"A delight to read. A naturally gifted writer, Pansy offered an unusually detailed portrayal of material life at the turn of the twentieth century and a vivid picture of the many places where she lived. Her memoir enlarges the meaning of family and kinship among early Mormons, expands the geography of Mormon history, and adds a new dimension to the workings of gender in the early twentieth century."
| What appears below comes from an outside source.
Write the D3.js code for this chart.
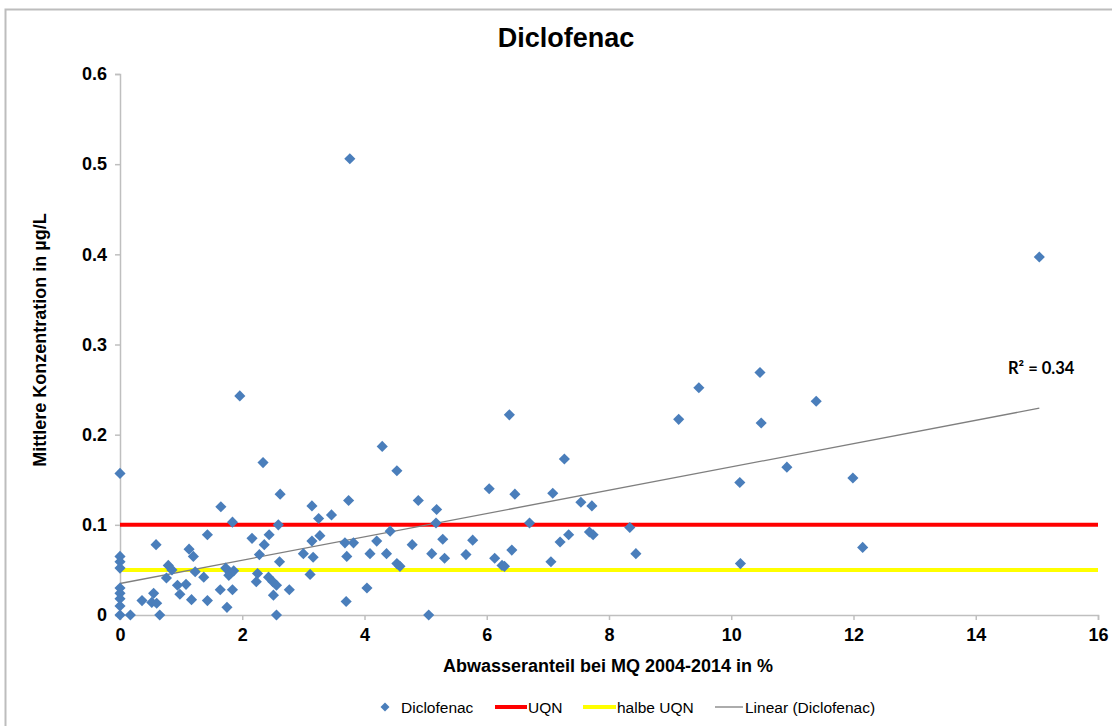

—Laurel Thatcher Ulrich, author of Well-Behaved Women Seldom Make History
Margaret "Pansy" Gordon's life covered a remarkable span of years and territory. She lived one century, and the years took her from England to residences in British Columbia, Salt Lake City, and an Ojibway village on Georgian Bay; back to Utah and then Canada to homes at the shore of Bear Lake, on an Alberta farm, and in a prairie town; and to Los Angeles for the last decades of her life. She had gone to British Columbia as the daughter of an Anglican missionary to the Tsimshian Indians. She lived in Los Angeles as a Mormon missionary assigned to work as a genealogist. Her personal journey through frontier adventures, religious service, and economic challenges is as worth noting as where she went, but it would be far less engaging if she did not write about it so well. Her memory for detail and her felicity in putting it to paper will reward those who delve into her "Family History," as she titled her memoir.
Claudia L. Bushman, descendant of Pansy Gordon and author of numerous books, taught American studies at Columbia University for many years and taught Mormon studies at Claremont Graduate University from 2008 to 2011. She has included letters and other documents that complement this memoir.